* [DATA]:
• • •

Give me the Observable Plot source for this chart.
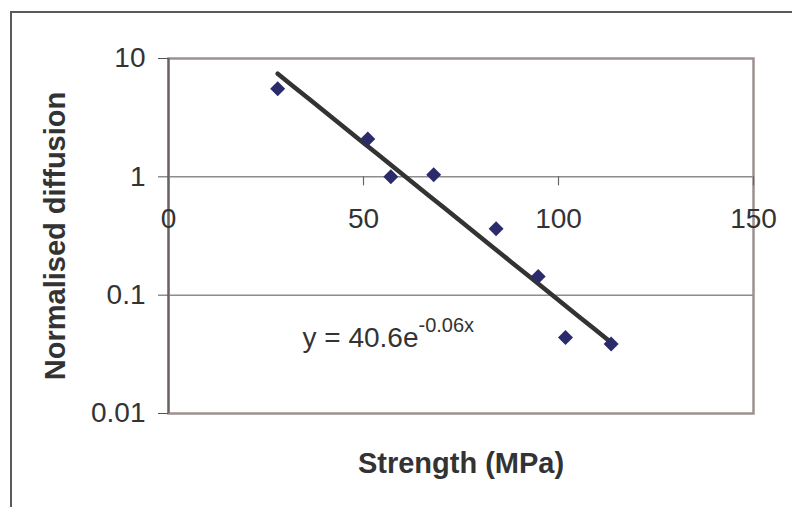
<!DOCTYPE html>
<html>
<head>
<meta charset="utf-8">
<script src="https://cdn.jsdelivr.net/npm/d3@7"></script>
<script src="https://cdn.jsdelivr.net/npm/@observablehq/plot@0.6"></script>
<style>
  html, body { margin: 0; padding: 0; background: #fff; }
  #wrap { position: relative; width: 792px; height: 507px; overflow: hidden; }
  #outer { position: absolute; left: 10px; top: 11px; width: 900px; height: 700px;
           border-top: 2px solid #5a5a5a; border-left: 2px solid #5a5a5a; pointer-events: none; }
</style>
</head>
<body>
<div id="wrap"><div id="outer"></div></div>
<script>
// ---- data ----
const strength  = [28, 51.1, 57.0, 68.0, 84.0, 94.8, 101.8, 113.5];
const diffusion = [5.54, 2.09, 1.0, 1.04, 0.364, 0.144, 0.0438, 0.0387];

const xTicks = [0, 50, 100, 150];
const xTickLabels = ["0", "50", "100", "150"];
const yTicks = [10, 1, 0.1, 0.01];
const yTickLabels = ["10", "1", "0.1", "0.01"];

const xTitle = "Strength (MPa)";
const yTitle = "Normalised diffusion";
const eqMain = "y = 40.6e";
const eqSup = "-0.06x";

// ---- exponential trendline (least squares on ln y) ----
const points = strength.map((x, i) => ({x, y: diffusion[i]}));
const mx = d3.mean(points, d => d.x);
const my = d3.mean(points, d => Math.log(d.y));
const sxy = d3.sum(points, d => (d.x - mx) * (Math.log(d.y) - my));
const sxx = d3.sum(points, d => (d.x - mx) ** 2);
const b = sxy / sxx;
const lnA = my - b * mx;
const [x0, x1] = d3.extent(strength);
const fit = d3.range(21).map(i => {
  const x = x0 + (x1 - x0) * i / 20;
  return {x, y: Math.exp(lnA + b * x)};
});

const chart = Plot.plot({
  width: 792,
  height: 507,
  marginLeft: 168,
  marginRight: 39,
  marginTop: 58,
  marginBottom: 94,
  style: {fontFamily: "'Liberation Sans', Arial, sans-serif", color: "#333", background: "transparent", overflow: "visible"},
  x: {domain: [0, 150], axis: null},
  y: {type: "log", domain: [0.01, 10]},
  marks: [
    Plot.ruleY([1, 0.1], {stroke: "#8c8c8c", strokeWidth: 1.5}),
    Plot.frame({stroke: "#9d9090", strokeWidth: 2.5}),
    Plot.ruleX([0], {stroke: "#6a6161", strokeWidth: 2}),
    Plot.axisY(yTicks, {
      tickSize: 10, tickPadding: 13, fontSize: 28, color: "#333", stroke: "#555",
      tickFormat: d => yTickLabels[yTicks.indexOf(d)], label: null
    }),
    Plot.ruleX(xTicks, {x: d => d, y1: () => 1, y2: () => 1, insetBottom: -9, stroke: "#666", strokeWidth: 1.2}),
    Plot.text(xTicks, {x: d => d, y: () => 1, text: d => xTickLabels[xTicks.indexOf(d)], dy: 42, fontSize: 28, fill: "#333"}),
    Plot.line(fit, {x: "x", y: "y", stroke: "#333333", strokeWidth: 4.5}),
    Plot.dot(points, {x: "x", y: "y", symbol: "diamond2", r: 6.75, fill: "#2b2b6b", stroke: "none"}),
    Plot.text([eqMain], {frameAnchor: "top-left", dx: 134, dy: 280, textAnchor: "start", lineAnchor: "middle", fontSize: 28, fill: "#333"}),
    Plot.text([xTitle], {frameAnchor: "bottom", dy: 50, lineAnchor: "middle", textAnchor: "middle", fontSize: 29, fontWeight: "bold", fill: "#333"}),
    Plot.text([yTitle], {frameAnchor: "left", dx: -113, rotate: -90, textAnchor: "middle", lineAnchor: "middle", fontSize: 29, fontWeight: "bold", fill: "#333"})
  ]
});

// superscript for the trendline equation
d3.select(chart).selectAll("text")
  .filter(function () { return this.textContent === eqMain; })
  .append("tspan")
  .attr("dy", "-15")
  .attr("font-size", 20)
  .text(eqSup);

document.getElementById("wrap").prepend(chart);
</script>
</body>
</html>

• • •

* [REQUIREMENTS]: In the data above, please extract the lines from the first one through the line with "0.144, 0.0438, 0.0387];", exactly, and keep pictures out.

* [EXERCISE ANSWER]:
Give me the Observable Plot source for this chart.
<!DOCTYPE html>
<html>
<head>
<meta charset="utf-8">
<script src="https://cdn.jsdelivr.net/npm/d3@7"></script>
<script src="https://cdn.jsdelivr.net/npm/@observablehq/plot@0.6"></script>
<style>
  html, body { margin: 0; padding: 0; background: #fff; }
  #wrap { position: relative; width: 792px; height: 507px; overflow: hidden; }
  #outer { position: absolute; left: 10px; top: 11px; width: 900px; height: 700px;
           border-top: 2px solid #5a5a5a; border-left: 2px solid #5a5a5a; pointer-events: none; }
</style>
</head>
<body>
<div id="wrap"><div id="outer"></div></div>
<script>
// ---- data ----
const strength  = [28, 51.1, 57.0, 68.0, 84.0, 94.8, 101.8, 113.5];
const diffusion = [5.54, 2.09, 1.0, 1.04, 0.364, 0.144, 0.0438, 0.0387];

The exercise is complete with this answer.